De acordo com a acusação, em agosto daquele ano, Capez intensificou a pressão sobre agentes públicos da Secretaria de Educação. No dia 21, afirma o Ministério Público de São Paulo, "foi publicado novo edital, deflagrando a abertura de outra chamada pública".
O repasse da propina, segundo a denúncia, ocorreu por meio de empréstimo de um Gol branco para a campanha de Capez, no segundo semestre de 2014, e também pela "contraprestação em dinheiro".
A denúncia aponta que houve a celebração de dois simulados "contratos de prestação de serviços". O primeiro, no valor de R$ 250 mil - contemplando um cheque de R$ 50 mil como parte do pagamento - entre a Coaf e um assessor de Capez. O segundo acordo foi fechado entre a Cooperativa e uma empresa da qual Marcel Ferreira Júlio era preposto no valor de 4,5% do montante do contrato entre a Cooperativa e a Secretaria de Educação.
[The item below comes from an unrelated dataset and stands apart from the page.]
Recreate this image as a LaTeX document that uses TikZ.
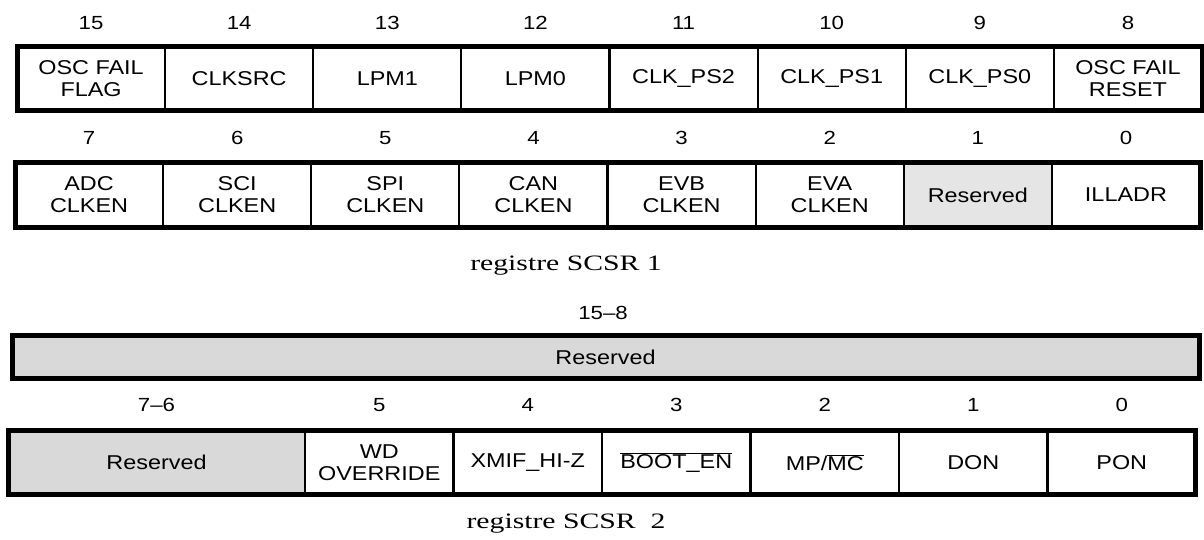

"A soma dos valores relacionados aos dois simulados contratos de prestação de serviços, constituía a maior parcela da vantagem indevida solicitada pelo deputado Fernando Capez, em contraprestação a sua espúria interveniência junto a Secretaria da Educação. A parcela restante correspondia ao empréstimo do veículo, utilizado pelo comitê do deputado Fernando Capez, durante a campanha eleitoral de 2014."
O Ministério Público de São Paulo sustenta que ficou acertado que "os valores, depois de sacados das contas da COAF, seriam entregues em espécie" a Marcel Julio, que repassaria a assessores de Capez. Os aliados do tucano, diz a denúncia, "se encarregariam de redirecioná-los para o pagamento das despesas de campanha do deputado".
Além destes dois contratos, Smanio anota que foi celebrado um terceiro acordo na qual a COAF era contratante e Marcel Julio o contratado. A Cooperativa "se comprometia a pagar o equivalente a 4% do valor do contrato administrativo que seria celebrado entre a cooperativa e a Secretaria de Educação".
Defesa
"O que não existe não pode ser provado", reagiu enfaticamente o deputado Fernando Capez à denúncia formal apresentada contra ele ao Tribunal de Justiça de São Paulo no âmbito da Operação Alba Branca.
Ao ser informado da denúncia do procurador-geral, Capez disse que, agora, ‘vai poder demonstrar o abuso dessa investigação perante a Justiça’.
"Irresponsabilidade é o mínimo que podemos dizer disso!", afirma o deputado.